Company: FN Manufacturing

Challenge:

Makers of M16 assault rifles, FN Manufacturing still faced a common IT challenge: managing laptops. Employees frequently travel for work, and they take along laptops containing sensitive data. As more and more employees rely on laptops as their main workplace computer, volumes of information that used to remain in the office are increasingly put at risk.

As with many security problems, laptops pose the dilemma of balancing productivity and risk. Of course, traveling employees are far more productive if they have workplace applications and information at their disposal. However, what is good for productivity is often bad for security. Laptops that travel are exposed to more risks. They get left behind in taxis, airplane cabins, restaurants and coffee shops, and every now and again they are exposed to hackers when they connect to poorly secured public networks. Another emerging risk is that of the targeted attack. More and more phishing attacks focus on specific individuals and companies, rather than simply casting a wide net and seeing what turns up.

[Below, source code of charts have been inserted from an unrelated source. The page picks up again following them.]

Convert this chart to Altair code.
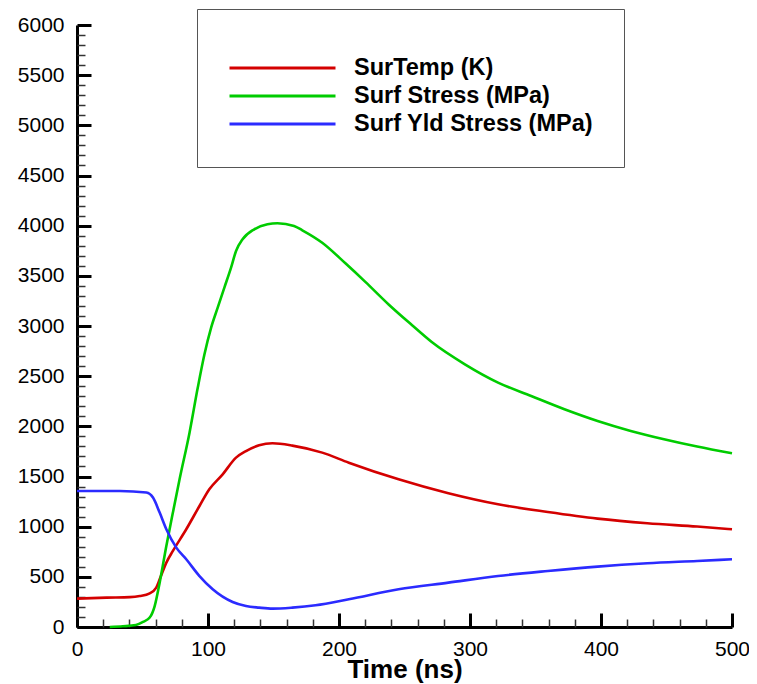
import altair as alt
import pandas as pd

# ---- data ----
series_names = ["SurTemp (K)", "Surf Stress (MPa)", "Surf Yld Stress (MPa)"]
series_colors = ["#d40000", "#00cc00", "#2b2bff"]

temp_t = [0, 22.6, 40.3, 47.9, 55.5, 60.5, 63.1, 68.2, 73.2, 83.4, 93.5, 101, 111.2,
          121.4, 129, 139, 149.2, 164.4, 187.2, 207.5, 245.5, 283.5, 321.4, 359.4,
          397.4, 435.4, 473.4, 500]
temp_v = [283, 293, 298, 309, 336, 393, 475, 642, 758, 974, 1206, 1372, 1522,
          1688, 1754, 1811, 1831, 1808, 1738, 1638, 1472, 1333, 1223, 1146,
          1080, 1034, 1001, 974]

stress_t = [25, 35, 45, 50.4, 55.5, 59.3, 63.1, 68.2, 73.2, 78.3, 85.9, 92.2, 97.3,
            102.4, 107.4, 112.5, 117.6, 121.4, 126.4, 135.3, 145.4, 153, 165.7, 172,
            187.2, 204.9, 220.1, 237.9, 255.6, 270.8, 296.1, 321.4, 346.7, 372.1,
            397.4, 422.7, 448.1, 473.4, 500]
stress_v = [0, 7, 20, 50, 94, 209, 442, 807, 1140, 1472, 1937, 2386, 2718,
            2984, 3183, 3383, 3582, 3748, 3864, 3964, 4014, 4024, 3997, 3954,
            3830, 3625, 3440, 3215, 3010, 2840, 2618, 2436, 2302, 2170,
            2053, 1954, 1871, 1798, 1731]

yld_t = [0, 32.7, 53, 58, 63.1, 68.2, 75.8, 83.4, 93.5, 103.6, 118.8, 129, 139,
         149.2, 164.4, 182.1, 207.5, 245.5, 283.5, 321.4, 359.4, 397.4, 435.4,
         473.4, 500]
yld_v = [1356, 1356, 1340, 1290, 1140, 974, 791, 675, 508, 376, 249, 209, 193,
         183, 193, 216, 276, 376, 442, 508, 558, 602, 635, 658, 675]

x_major = [0, 100, 200, 300, 400, 500]
x_minor = [v for v in range(0, 501, 20) if v % 100 != 0]
y_major = list(range(0, 6001, 500))
y_minor = [v for v in range(0, 6001, 100) if v % 500 != 0]

rows = []
for name, ts, vs in zip(series_names, [temp_t, stress_t, yld_t], [temp_v, stress_v, yld_v]):
    for t, v in zip(ts, vs):
        rows.append({"t": t, "value": v, "series": name})
df = pd.DataFrame(rows)

W, H = 655, 602
FONT = "Liberation Sans"

xscale = alt.Scale(domain=[0, 500], nice=False, zero=False)
yscale = alt.Scale(domain=[0, 6000], nice=False, zero=False)

lines = alt.Chart(df).mark_line(strokeWidth=2.6, interpolate="monotone").encode(
    x=alt.X("t:Q", scale=xscale, axis=alt.Axis(
        orient="bottom", values=x_major, format="d", ticks=False, tickSize=0, grid=False,
        labelFlush=False, domainColor="black", domainWidth=3, labelFont=FONT,
        labelFontSize=21, labelColor="black", labelPadding=11, title="Time (ns)",
        titleFont=FONT, titleFontSize=26, titleFontWeight="bold", titleColor="black",
        titlePadding=-3)),
    y=alt.Y("value:Q", scale=yscale, axis=alt.Axis(
        orient="left", values=y_major, format="d", ticks=False, tickSize=0, grid=False,
        labelFlush=False, domainColor="black", domainWidth=3, labelFont=FONT,
        labelFontSize=21, labelColor="black", labelPadding=13, title=None)),
    color=alt.Color("series:N", scale=alt.Scale(domain=series_names, range=series_colors),
                    legend=alt.Legend(
                        orient="none", legendX=120, legendY=-16,
                        title=" ", titleFontSize=14, titlePadding=5,
                        padding=31, fillColor="white", strokeColor="#555",
                        symbolType="stroke", symbolSize=106 * 106, symbolStrokeWidth=3,
                        labelFont=FONT, labelFontSize=23.5, labelFontWeight="bold",
                        labelColor="black", labelOffset=17, labelLimit=500,
                        clipHeight=18, rowPadding=4)),
    detail="series:N",
)


def tick_layer(xvals, yvals, size, width, color):
    return alt.Chart(df).mark_point(opacity=0).encode(
        x=alt.X("t:Q", scale=xscale, axis=alt.Axis(
            orient="top", offset=-H, values=xvals, labels=False, domain=False,
            grid=False, title=None, tickSize=size, tickWidth=width, tickColor=color)),
        y=alt.Y("value:Q", scale=yscale, axis=alt.Axis(
            orient="right", offset=-W, values=yvals, labels=False, domain=False,
            grid=False, title=None, tickSize=size, tickWidth=width, tickColor=color)),
    )


major = tick_layer(x_major, y_major, 14, 3, "black")
minor = tick_layer(x_minor, y_minor, 8, 1.5, "#333333")

chart = alt.layer(lines, major, minor).resolve_axis(
    x="independent", y="independent"
).properties(
    width=W, height=H,
    autosize=alt.AutoSizeParams(type="none"),
    padding={"left": 69, "top": 17, "right": 17, "bottom": 57},
    background="white",
).configure_view(strokeWidth=0)

chart.save("out.html", embed_options={"renderer": "svg", "actions": False})
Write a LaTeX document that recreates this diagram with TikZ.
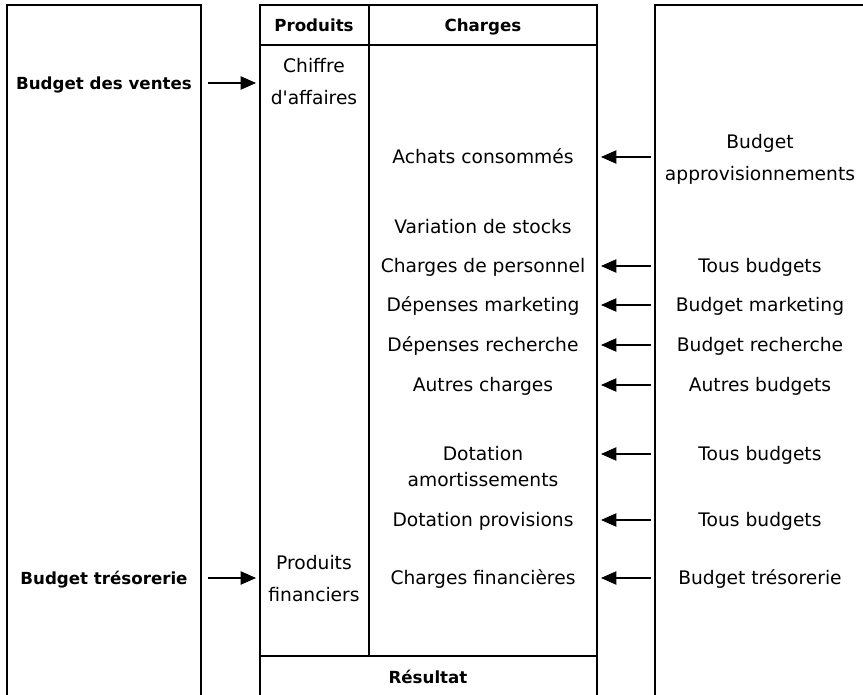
\documentclass[tikz,border=0pt]{standalone}
\usepackage{fontspec}
\setmainfont{DejaVu Sans}[Ligatures=TeXOff]
\usetikzlibrary{arrows.meta}

\begin{document}
\begin{tikzpicture}[x=0.75pt, y=-0.75pt, line width=0.8pt,
    txt/.style={font=\fontsize{14}{24}\selectfont, align=center, inner sep=0pt},
    one/.style={font=\fontsize{14}{17}\selectfont, inner sep=0pt, text height=13pt, text depth=2.8pt},
    hd/.style={font=\fontsize{12.5}{15}\selectfont\bfseries, inner sep=0pt, text height=11.5pt, text depth=2.4pt},
    arr/.style={-{Triangle[length=11.5pt,width=10pt]}}]
    \useasboundingbox (0,0) rectangle (863,695);
    % cadres
    \draw (7,695) -- (7,5) -- (201,5) -- (201,695);
    \draw (260,695) -- (260,5) -- (597,5) -- (597,695);
    \draw (260,45) -- (597,45);
    \draw (369,5) -- (369,656);
    \draw (260,656) -- (597,656);
    \draw (655,695) -- (655,5) -- (863,5);
    \coordinate (lr) at (201,0);
    \coordinate (pl) at (260,0);
    \coordinate (cr) at (597,0);
    \coordinate (rl) at (655,0);
    % budgets de gauche
    \node[hd] (ventes) at (104,83) {Budget des ventes};
    \node[hd] (treso) at (104,578) {Budget trésorerie};
    % compte de resultat
    \node[hd] (prod) at (314,25) {Produits};
    \node[hd] (chg) at (483,25) {Charges};
    \node[hd] (res) at (428,677) {Résultat};
    \node[txt] (ca) at (314,82) {Chiffre\\d'affaires};
    \node[txt] (pf) at (314,579) {Produits\\financiers};
    \node[one] (achats) at (483,157) {Achats consommés};
    \node[one] (stocks) at (483,227) {Variation de stocks};
    \node[one] (perso) at (483,266) {Charges de personnel};
    \node[one] (mkt) at (483,305) {Dépenses marketing};
    \node[one] (rech) at (483,345) {Dépenses recherche};
    \node[one] (autres) at (483,385) {Autres charges};
    \node[txt, font=\fontsize{14}{19.5}\selectfont] (amort) at (483,467) {Dotation\\amortissements};
    \node[one] (prov) at (483,520) {Dotation provisions};
    \node[one] (chfin) at (483,578) {Charges financières};
    % budgets de droite
    \node[txt] (appro) at (760,159) {Budget\\approvisionnements};
    \node[one] (tous1) at (760,266) {Tous budgets};
    \node[one] (bmkt) at (760,305) {Budget marketing};
    \node[one] (brech) at (760,345) {Budget recherche};
    \node[one] (abud) at (760,385) {Autres budgets};
    \node[one] (tous2) at (760,454) {Tous budgets};
    \node[one] (tous3) at (760,520) {Tous budgets};
    \node[one] (btreso) at (760,578) {Budget trésorerie};
    % fleches
    \draw[arr, shorten <=5.25pt, shorten >=3pt] (ventes -| lr) -- (ventes -| pl);
    \draw[arr, shorten <=5.25pt, shorten >=3pt] (treso -| lr) -- (treso -| pl);
    \draw[arr, shorten <=3pt, shorten >=3pt] (achats -| rl) -- (achats -| cr);
    \draw[arr, shorten <=3pt, shorten >=3pt] (perso -| rl) -- (perso -| cr);
    \draw[arr, shorten <=3pt, shorten >=3pt] (mkt -| rl) -- (mkt -| cr);
    \draw[arr, shorten <=3pt, shorten >=3pt] (rech -| rl) -- (rech -| cr);
    \draw[arr, shorten <=3pt, shorten >=3pt] (autres -| rl) -- (autres -| cr);
    \draw[arr, shorten <=3pt, shorten >=3pt] (tous2 -| rl) -- (tous2 -| cr);
    \draw[arr, shorten <=3pt, shorten >=3pt] (prov -| rl) -- (prov -| cr);
    \draw[arr, shorten <=3pt, shorten >=3pt] (chfin -| rl) -- (chfin -| cr);
\end{tikzpicture}
\end{document}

It is critical for traveling laptops to have the same level of security as PCs within the workplace; otherwise the data on those laptops is at risk. According to the U.S. Commerce Department, intellectual property theft costs U.S. business about $250 billion each year, while also slashing nearly 750,000 jobs from the U.S. economy.

FN Manufacturing, LLC, knew that it needed to address this problem. The company is a precision machining manufacturer specializing in the production of small firearms. Located in Columbia, SC, the company supplies arms to the U.S. military and law enforcement.

At first glance, FN Manufacturing doesn’t seem to be a prime candidate for a new class of data security. After all, they don’t have large consumer databases, such as those common at healthcare, financial, and retail organizations, and while any military information can be considered sensitive, the weapons they supply are fairly standard.

However, in the manufacturing sector, as in much of the twenty-first century U.S. economy, information is the lifeblood of the business, and a data breach could bring serious trouble.

“There is a lot of sensitive data on our laptops,” said Olivier Vanderstraeten, FN Manufacturing’s network security systems manager. “Besides the employee’s own personal information, there are often product drawings and schematics. These are highly confidential.”

Often times, it may not even necessarily be the design of the product that is sensitive, but the way it is made. The machining process itself could be confidential, and in an industry that relies so completely on a single customer – the U.S. military – even slight incremental advantages are critical. Losing information to a competitor, who could then outflank and perhaps under-bid you, could be a disaster.

Another highly sensitive type of information is customer information. This isn’t the privacy related information involved in most breaches, but the kind of customer data critical to ongoing supplier-buyer relationships. Contract specifics, contact lists, deal terms, and even the due dates for contracts are all details best kept in-house.